____ MATERIAL PROVIDED

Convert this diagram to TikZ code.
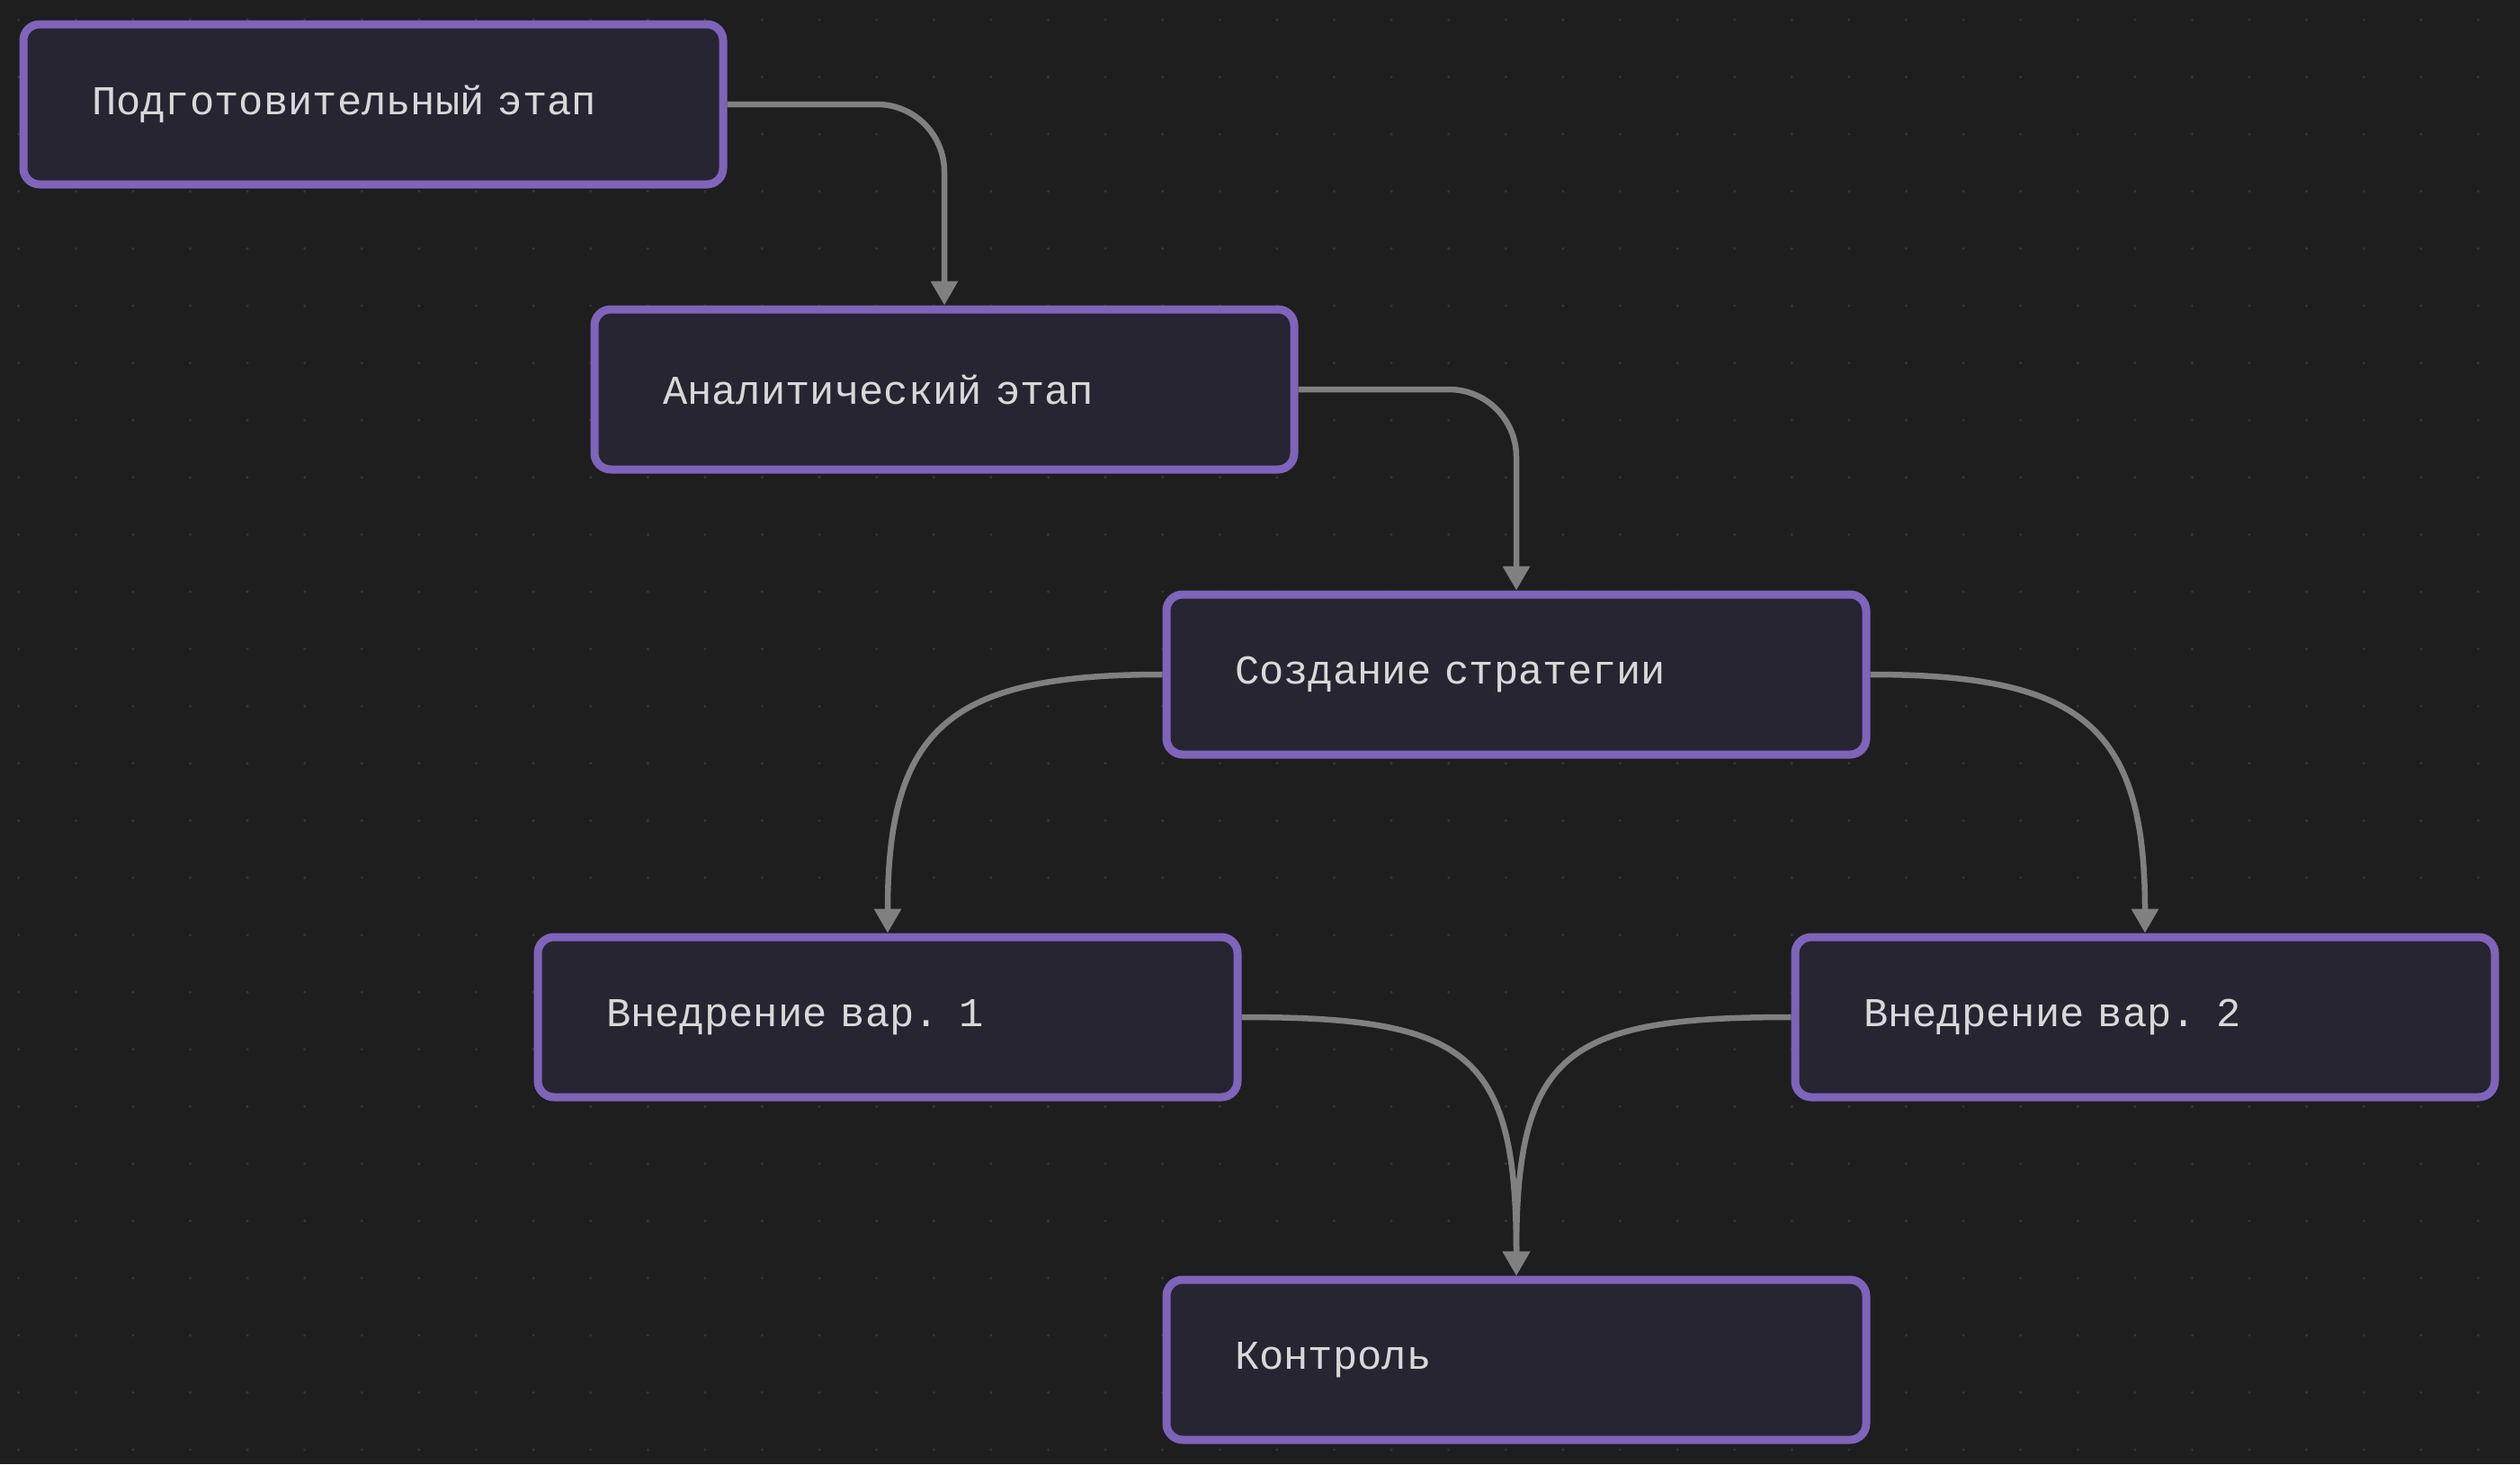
\documentclass[tikz,border=0pt]{standalone}
\usepackage{fontspec}
\setmonofont{Liberation Mono}
\usetikzlibrary{arrows.meta}

\definecolor{bgdark}{HTML}{1E1E1E}
\definecolor{griddot}{HTML}{363636}
\definecolor{boxfill}{HTML}{272532}
\definecolor{boxline}{HTML}{7E64BA}
\definecolor{linkgray}{HTML}{808080}
\definecolor{labeltext}{HTML}{D8D8D8}

\begin{document}
\begin{tikzpicture}[x=1pt, y=-1pt,
    stagebox/.style={draw=boxline, fill=boxfill, line width=9pt, rounded corners=18pt,
        minimum height=178pt, text width=626pt, inner xsep=76pt, align=left,
        text=labeltext, font=\ttfamily\fontsize{45.5}{54}\selectfont},
    flowarrow/.style={draw=linkgray, line width=6.5pt, -{Triangle[width=29pt,length=27pt]}}]
    % Background and dot grid
    \fill[bgdark] (0,0) rectangle (2802,1628);
    \useasboundingbox (0,0) rectangle (2802,1628);
    \foreach \gx in {0,...,43} \foreach \gy in {0,...,25}
        \fill[griddot] (20.7+63.6*\gx, 22+63.6*\gy) circle (1.7pt);

    % Stages
    \node[stagebox] (prep) at (415,116) {Подготовительный этап};
    \node[stagebox] (anal) at (1050,433) {Аналитический этап};
    \node[stagebox] (strat) at (1686,750) {Создание стратегии};
    \node[stagebox] (impa) at (987,1131) {Внедрение вар. 1};
    \node[stagebox] (impb) at (2385,1131) {Внедрение вар. 2};
    \node[stagebox] (ctrl) at (1686,1512) {Контроль};

    % Links
    \draw[flowarrow, rounded corners=75pt] (prep.east) -| (anal.north);
    \draw[flowarrow, rounded corners=75pt] (anal.east) -| (strat.north);
    \draw[flowarrow] (strat.west) .. controls +(-235,0) and +(0,-230) .. (impa.north);
    \draw[flowarrow] (strat.east) .. controls +(235,0) and +(0,-230) .. (impb.north);
    \draw[flowarrow] (impa.east) .. controls +(250,0) and +(0,-250) .. (ctrl.north);
    \draw[flowarrow] (impb.west) .. controls +(-250,0) and +(0,-250) .. (ctrl.north);
\end{tikzpicture}
\end{document}
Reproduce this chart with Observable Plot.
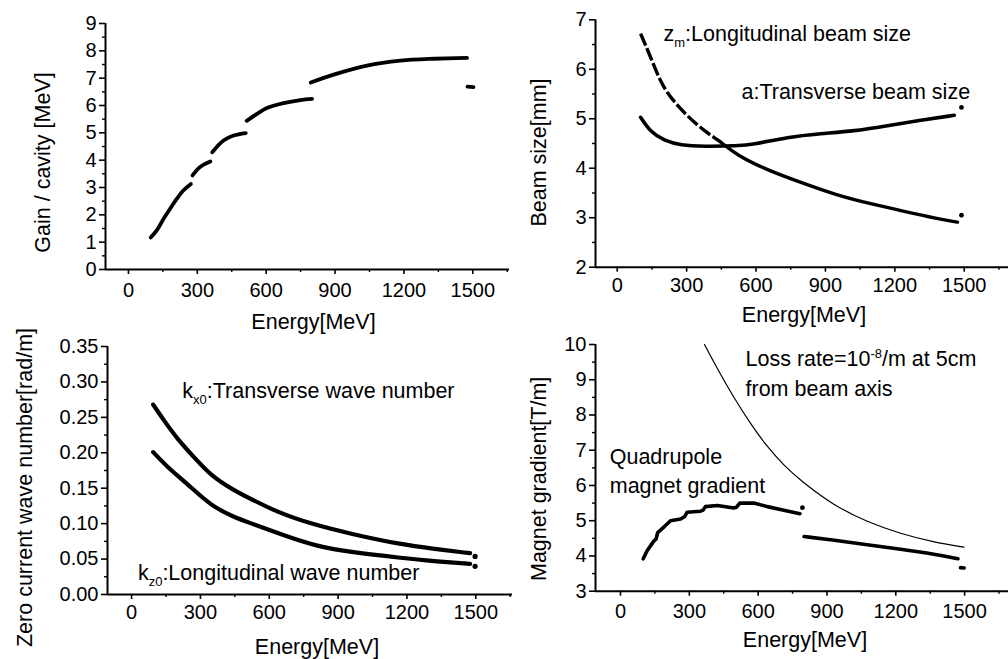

________

## WORK TO COMPLETE
Reproduce the full listing faithfully, but do not carry over any pictures.

## FINAL RESULT
Convert this diagram to TikZ code.
\documentclass[tikz,border=0pt]{standalone}
\usepackage{fontspec}
\setmonofont{Liberation Mono}
\usetikzlibrary{arrows.meta}

\definecolor{bgdark}{HTML}{1E1E1E}
\definecolor{griddot}{HTML}{363636}
\definecolor{boxfill}{HTML}{272532}
\definecolor{boxline}{HTML}{7E64BA}
\definecolor{linkgray}{HTML}{808080}
\definecolor{labeltext}{HTML}{D8D8D8}

\begin{document}
\begin{tikzpicture}[x=1pt, y=-1pt,
    stagebox/.style={draw=boxline, fill=boxfill, line width=9pt, rounded corners=18pt,
        minimum height=178pt, text width=626pt, inner xsep=76pt, align=left,
        text=labeltext, font=\ttfamily\fontsize{45.5}{54}\selectfont},
    flowarrow/.style={draw=linkgray, line width=6.5pt, -{Triangle[width=29pt,length=27pt]}}]
    % Background and dot grid
    \fill[bgdark] (0,0) rectangle (2802,1628);
    \useasboundingbox (0,0) rectangle (2802,1628);
    \foreach \gx in {0,...,43} \foreach \gy in {0,...,25}
        \fill[griddot] (20.7+63.6*\gx, 22+63.6*\gy) circle (1.7pt);

    % Stages
    \node[stagebox] (prep) at (415,116) {Подготовительный этап};
    \node[stagebox] (anal) at (1050,433) {Аналитический этап};
    \node[stagebox] (strat) at (1686,750) {Создание стратегии};
    \node[stagebox] (impa) at (987,1131) {Внедрение вар. 1};
    \node[stagebox] (impb) at (2385,1131) {Внедрение вар. 2};
    \node[stagebox] (ctrl) at (1686,1512) {Контроль};

    % Links
    \draw[flowarrow, rounded corners=75pt] (prep.east) -| (anal.north);
    \draw[flowarrow, rounded corners=75pt] (anal.east) -| (strat.north);
    \draw[flowarrow] (strat.west) .. controls +(-235,0) and +(0,-230) .. (impa.north);
    \draw[flowarrow] (strat.east) .. controls +(235,0) and +(0,-230) .. (impb.north);
    \draw[flowarrow] (impa.east) .. controls +(250,0) and +(0,-250) .. (ctrl.north);
    \draw[flowarrow] (impb.west) .. controls +(-250,0) and +(0,-250) .. (ctrl.north);
\end{tikzpicture}
\end{document}
Reproduce this chart with Observable Plot.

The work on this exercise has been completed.